TASK DESCRIPTION =
Skip the pictures, please, and write out exactly the lines from the opening of the data through the line containing "plt.rcParams['font.family'] = ['Lato', 'DejaVu".
***** INFORMATION PROVIDED *****
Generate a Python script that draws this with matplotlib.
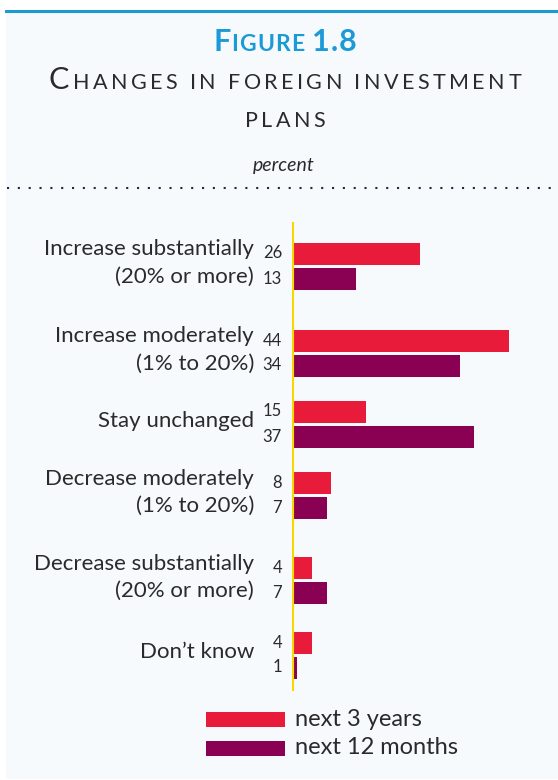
import matplotlib
matplotlib.use("Agg")
import numpy as np
import matplotlib.pyplot as plt
from matplotlib.patches import Rectangle
from matplotlib.lines import Line2D

W, H = 558, 780
plt.rcParams['font.family'] = ['Lato', 'DejaVu Sans']

# data
categories = ["Increase substantially\n(20% or more)",
              "Increase moderately\n(1% to 20%)",
              "Stay unchanged",
              "Decrease moderately\n(1% to 20%)",
              "Decrease substantially\n(20% or more)",
              "Don\u2019t know"]
next_3_years = [26, 44, 15, 8, 4, 4]
next_12_months = [13, 34, 37, 7, 7, 1]
series_names = ["next 3 years", "next 12 months"]
colors = ["#e81b3b", "#8a0052"]

# vertical layout of the groups (pixel rows of the figure)
group_y = np.array([266, 353, 424, 495.5, 580.5, 655])

txt_col = "#2a2a2a"


def fx(x):
    return x / W


def fy(y):
    return 1 - y / H


fig = plt.figure(figsize=(W / 100, H / 100), dpi=100)
fig.patch.set_facecolor("white")

# panel background and top rule
fig.patches.append(Rectangle((fx(6), fy(779)), fx(W) - fx(6), fy(10) - fy(779),
                             transform=fig.transFigure, facecolor="#f6fafd",
                             edgecolor="none", zorder=-5))
fig.lines.append(Line2D([fx(6), fx(W)], [fy(10.5), fy(10.5)], transform=fig.transFigure,
                        color="#1d9ad6", lw=2.2))


def spaced_text(y, pieces, target_w, cx=285, color=txt_col, weight="normal"):
    # draw text char by char so we can fake small caps + letter spacing
    arts = []
    for s, size in pieces:
        for ch in s:
            t = fig.text(0, fy(y), ch, fontsize=size, color=color,
                         fontweight=weight, ha="left", va="baseline")
            arts.append((t, ch, size))
    r = fig.canvas.get_renderer()
    widths = []
    for t, ch, size in arts:
        if ch == " ":
            widths.append(size * 1.389 * 0.25)
        else:
            widths.append(t.get_window_extent(renderer=r).width)
    n = len(arts)
    track = (target_w - sum(widths)) / (n - 1)
    x = cx - target_w / 2
    for (t, ch, size), w in zip(arts, widths):
        t.set_x(fx(x))
        x += w + track


spaced_text(51, [("F", 22), ("IGURE", 16.5), (" ", 16.5), ("1.8", 22)], 144,
            color="#1a9ad6", weight="bold")
spaced_text(89, [("C", 22), ("HANGES", 15.5), (" ", 15.5), ("IN", 15.5), (" ", 15.5),
                 ("FOREIGN", 15.5), (" ", 15.5), ("INVESTMENT", 15.5)], 472)
spaced_text(127, [("PLANS", 15.5)], 80)

fig.text(fx(284), fy(165), "percent", fontsize=14, style="italic", color=txt_col,
         ha="center", va="center")

# dotted separator
fig.lines.append(Line2D([fx(7), fx(W)], [fy(188), fy(188)], transform=fig.transFigure,
                        color="#1e2a46", lw=1.5, linestyle=(0, (1, 4.2))))

# bar chart
x0_px, y_top, y_bot = 292, 222, 691
scale = 4.93  # px per percent
xmax = 50
ax = fig.add_axes([fx(x0_px), fy(y_bot), xmax * scale / W, (y_bot - y_top) / H])
ax.set_xlim(0, xmax)
ax.set_ylim(y_bot, y_top)
ax.axis("off")
ax.patch.set_alpha(0)

off = 12.5
bh = 22
ax.barh(group_y - off, next_3_years, height=bh, color=colors[0], zorder=2)
ax.barh(group_y + off, next_12_months, height=bh, color=colors[1], zorder=2)
ax.axvline(0, color="#f9d800", lw=3, zorder=3)

val_x = -(x0_px - 282) / scale
lab_x = -(x0_px - 254) / scale
for yc, a, b, cat in zip(group_y, next_3_years, next_12_months, categories):
    ax.text(val_x, yc - off, str(a), ha="right", va="center", fontsize=12,
            color=txt_col, clip_on=False)
    ax.text(val_x, yc + off, str(b), ha="right", va="center", fontsize=12,
            color=txt_col, clip_on=False)
    ax.text(lab_x, yc - 3, cat, ha="right", va="center", fontsize=16,
            color=txt_col, linespacing=1.45, clip_on=False)

# legend
for i, (name, c) in enumerate(zip(series_names, colors)):
    ytop = 712 + i * 29
    fig.patches.append(Rectangle((fx(206), fy(ytop + 15)), fx(285) - fx(206), 15 / H,
                                 transform=fig.transFigure, facecolor=c, edgecolor="none"))
    fig.text(fx(295), fy(ytop + 7), name, fontsize=17, color=txt_col,
             ha="left", va="center")

fig.savefig("out.png", dpi=100)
*****
FULL RESPONSE =
Generate a Python script that draws this with matplotlib.
import matplotlib
matplotlib.use("Agg")
import numpy as np
import matplotlib.pyplot as plt
from matplotlib.patches import Rectangle
from matplotlib.lines import Line2D

W, H = 558, 780
plt.rcParams['font.family'] = ['Lato', 'DejaVu Sans']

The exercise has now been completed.